Growth strategy for 2024

Penn believes that Stagwell will return to growth in Q1 2024 as a majority of the headwinds it faced in 2023 abate. “2024 offers a significant number of tailwinds that allow me to call the bottom here,” he said.

In addition to the benefits of cost cuts, the group continues to invest in growth areas, pumping $8 million into the Stagwell Marketing Cloud in Q3. 

The unit, which Stagwell broke out as its own revenue line for the second time this quarter, grew 20% YOY, with an annualized revenue run rate of roughly $200 million. Stagwell expects revenue from the group to hit $500 to $600 million in the next four to five years. 

With a number of self-serve tools that clients can license, Stagwell Marketing Cloud opens opportunities to work with small and mid-size advertisers, which have been a lucrative revenue stream for tech giants. Penn said Stagwell is exploring acquiring a demand-side platform “to compete for a wide range of large and small clients for programmatic media.” 

Penn is also confident that tech companies are “coming back and starting to spend again,” noting that they are already reissuing RFPs. This will benefit Stagwell’s digital transformation business, which Penn believes experienced a “blip” this year and will continue to grow as companies race to adopt AI.  

In fact, Stagwell is doubling down on digital transformation services despite the poor quarter, having acquired Left Field Labs in October, an agency known for its work with emerging technologies. 

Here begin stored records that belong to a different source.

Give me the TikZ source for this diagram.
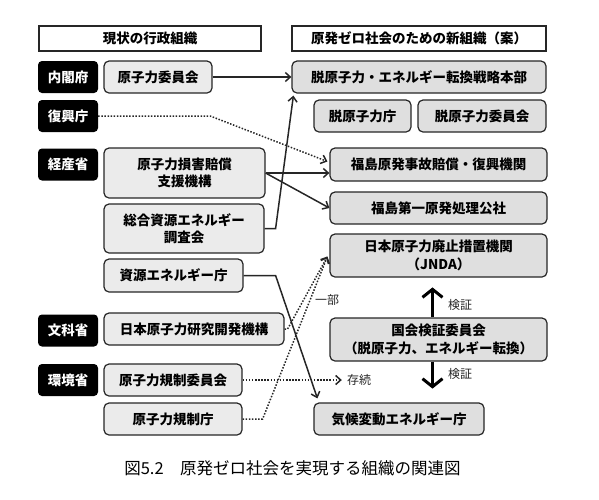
\documentclass[tikz,border=0pt]{standalone}
\usepackage{fontspec}
\setmainfont{Noto Sans CJK JP}
\usetikzlibrary{arrows.meta,calc}
\definecolor{ink}{HTML}{262626}
\definecolor{oldgray}{HTML}{EBEBEB}
\definecolor{newgray}{HTML}{DFDFDF}
\newcommand{\jpbox}{\fontsize{13.5}{17.5}\selectfont\bfseries}
\newcommand{\jpnote}{\fontsize{12}{14}\selectfont}
\newcommand{\jpcap}{\fontsize{16.5}{20}\selectfont}
\tikzset{head/.style={draw=ink,fill=white,line width=1.1pt,font=\jpbox},ministry/.style={fill=black,rounded corners=4pt,text=white,font=\jpbox,minimum width=60,minimum height=32},oldbox/.style={draw=ink,fill=oldgray,line width=1.2pt,rounded corners=5pt,align=center,font=\jpbox},newbox/.style={oldbox,fill=newgray},link/.style={draw=ink,line width=1.5pt,-{Straight Barb[length=5pt,width=9pt]}},dotlink/.style={link,dash pattern=on 1.5pt off 1.6pt},check/.style={draw=black,line width=3pt,-{Straight Barb[length=8pt,width=20pt]}},note/.style={font=\jpnote,text=ink,inner sep=1pt}}

\begin{document}
\begin{tikzpicture}[x=1pt,y=-1pt]
  \useasboundingbox (0,0) rectangle (599,499);
  % headers
  \node[head,minimum width=222,minimum height=25] (curhead) at (150,38.5) {現状の行政組織};
  \node[head,minimum width=254,minimum height=25] (newhead) at (419,38.5) {原発ゼロ社会のための新組織（案）};
  % ministries
  \foreach \y/\name/\txt in {77/naikaku/内閣府,116/fukko/復興庁,164.5/keisan/経産省,330.5/monka/文科省,380/kankyo/環境省}
    \node[ministry] (\name) at (68,\y) {\txt};
  % current organisations
  \node[oldbox,minimum width=108,minimum height=32] (iinkai) at (158,77) {原子力委員会};
  \node[oldbox,minimum width=161,minimum height=50] (songai) at (184.5,173) {原子力損害賠償\\支援機構};
  \node[oldbox,minimum width=160,minimum height=49] (chosakai) at (184,228.5) {総合資源エネルギー\\調査会};
  \node[oldbox,minimum width=139,minimum height=33] (shigen) at (173.5,275.5) {資源エネルギー庁};
  \node[oldbox,minimum width=180,minimum height=32] (jaea) at (194,329) {日本原子力研究開発機構};
  \node[oldbox,minimum width=138,minimum height=32] (kisei) at (173,380) {原子力規制委員会};
  \node[oldbox,minimum width=138,minimum height=32] (kiseicho) at (173,419) {原子力規制庁};
  % new organisations
  \node[newbox,minimum width=254,minimum height=32] (honbu) at (419,77) {脱原子力・エネルギー転換戦略本部};
  \node[newbox,minimum width=97,minimum height=32] (datsucho) at (362.5,116) {脱原子力庁};
  \node[newbox,minimum width=128,minimum height=32] (datsuiin) at (482,116) {脱原子力委員会};
  \node[newbox,minimum width=217,minimum height=33] (fukushima) at (438.5,164.5) {福島原発事故賠償・復興機関};
  \node[newbox,minimum width=217,minimum height=32] (kosha) at (438.5,208) {福島第一原発処理公社};
  \node[newbox,minimum width=217,minimum height=43] (jnda) at (438.5,255.5) {日本原子力廃止措置機関\\（JNDA）};
  \node[newbox,minimum width=217,minimum height=43] (kokkai) at (438.5,339.5) {国会検証委員会\\（脱原子力、エネルギー転換）};
  \node[newbox,minimum width=170,minimum height=32] (kiko) at (399,419) {気候変動エネルギー庁};
  % labels
  \node[note] (ichibu) at (327,300) {一部};
  \node[note] (zonzoku) at (359,380) {存続};
  \node[note] (kensho1) at (460,305) {検証};
  \node[note] (kensho2) at (460,374) {検証};
  % connectors
  \draw[link] (iinkai.east) -- (honbu.west);
  \draw[link] (chosakai.east) -- ++(11,0) -- ($(honbu.south west)+(2,2)$);
  \draw[link] (songai.east) -- (songai.east -| fukushima.west);
  \draw[link] (songai.east) -- (kosha.west);
  \draw[dotlink] (fukko.east) -- ++(112,0) -- ($(fukushima.west)+(-2,-3)$);
  \draw[link] (shigen.east) -- ++(32,0) -- ($(kiko.north west)+(4,-4)$);
  \draw[dotlink] (jaea.east) -- ++(3,0) -- ($(jnda.west)+(-2,1)$);
  \draw[dotlink] (kiseicho.east) -- ++(20,0) -- ($(jnda.west)+(-2,1)$);
  \draw[dotlink,shorten >=4pt] (kisei.east) -- (zonzoku.west);
  \draw[check] ($(kokkai.north)+(-6,0)$) -- ++(0,-30);
  \draw[check] ($(kokkai.south)+(-6,0)$) -- ++(0,27);
  % caption
  \node[font=\jpcap] (caption) at (292.5,468) {図5.2　原発ゼロ社会を実現する組織の関連図};
\end{tikzpicture}
\end{document}
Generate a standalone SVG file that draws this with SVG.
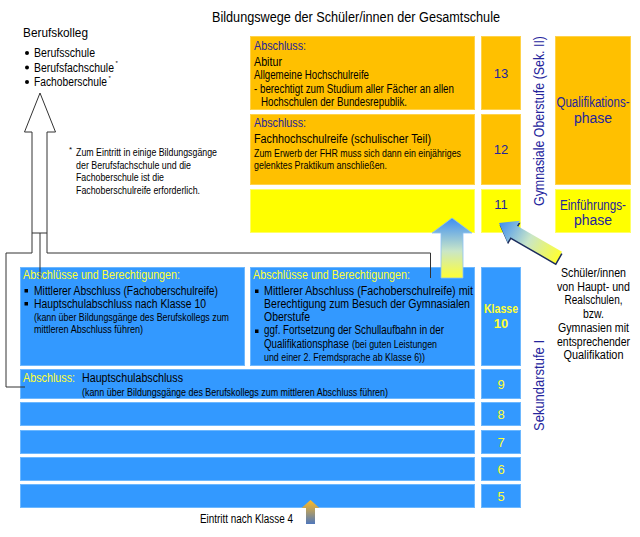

“The tech companies, having gone through the year of efficiency, produced pretty strong earnings [this quarter],” he said. “So we're seeing those come in now and landing on the desk of our digital transformation agencies.

Penn, who has been vocal and written several op-eds about the Israel-Hamas war, didn’t mention the conflict on the call. He told Campaign US in an interview that clients haven’t asked for his advice about how to navigate the situation and that he addressed the conflict in an all-staff memo shortly after the initial October 7 attack.

“I tend to keep those issues out of the business,” he said. “People are here to do business and I don’t hit them with a lot of politics.”